You feel good about this gesture. Your mother would be so proud of you. You have also effortlessly made the guys who were seated as the pregnant lady stood look really uncouth and douchie, a bunch of savages planting their asses on the seat as the pregnant lady stands. She could be carrying a future leader for chrissake. Or, to be objective, a politician. Still.

“We seem to have a problem with your signature, Mr. Ougo.” A gentleman who seems to be a supervisor is telling you through the glass partitioning. Standing behind her, as moral support or backup, is the lady teller you had been dealing with.

“What’s wrong with my signature?” you ask defensively.

“Well,” the gentleman looks at the slip again, “It’s different.”

“But you can tell it’s me surely. You have my national identification and all!” Your voice is getting high pitched -not a good thing because now you are sounding like a hurt girl.

“Yeah, we have your ID, but we also need to verify this signature before we release your funds,” he smiles with embarrassment. “It’s purely protocol. All to protect your money.”

“I just gave a pregnant lady my seat guys,” you say, “I can’t possibly be a thief. Thieves don’t give away their seats. Do they?”

They look at each other. “Would you be kind as to sign on this sheet of paper again?” says the gentleman. He slips the blank sheet of paper under the glass partitioning. I sign thrice and send it back. They gather their heads together to study my signature.

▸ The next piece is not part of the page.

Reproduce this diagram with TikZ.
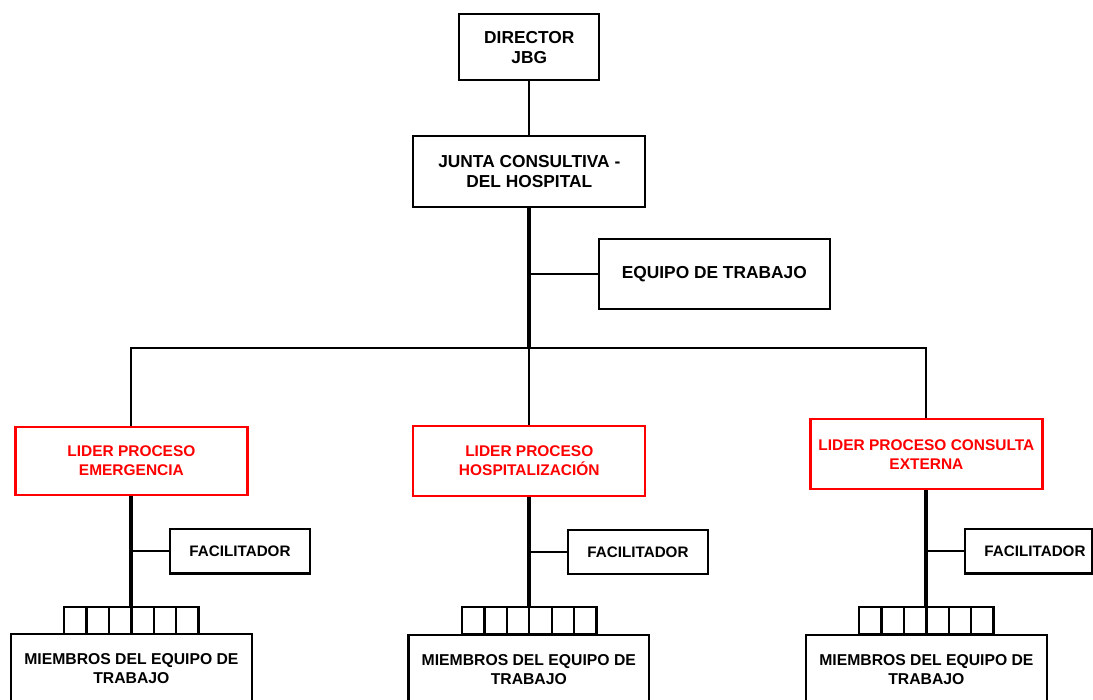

I turn to look at the pregnant lady and she avoids my eyes, maybe thinking I’m trying to steal money from someone’s account.

“They still don’t match,” the gentleman announces, “all three of them.”

“OK, so clearly I can’t sign to save my life.” I shrug, “So what now? You want to call the police? Am I being detained by your bank for trying to withdraw my own money after I have offered my seat to a pregnant woman?”

They laugh and say, “No, Mr. Ougo…”

“It’s Biko.” I snap.

“OK, Mr. Biko, we might have to ask you to get a new signature and try and use it consistently.” He slips another piece of paper under the glass partitioning. “Do you want to sit somewhere to practice your signature?”

I don’t want to practice anything. I want to leave early so that I can find the butchery opened but at this rate, Macharia will be closed by the time I validate my parking ticket from this mall. I really was in the mood to eat some meat for dinner. Tough chance at this rate I’m being told to practice a signature.

I grumpily go to a corner to practice my signature like a primary school child who didn’t finish his homework. When I’m done I head straight to the counter and someone in the queue says rudely, “Boss, we are in the queue here!”

I turn to stare him down only to realise it’s Macharia. Oh, at least I will be getting my meat after all this stress.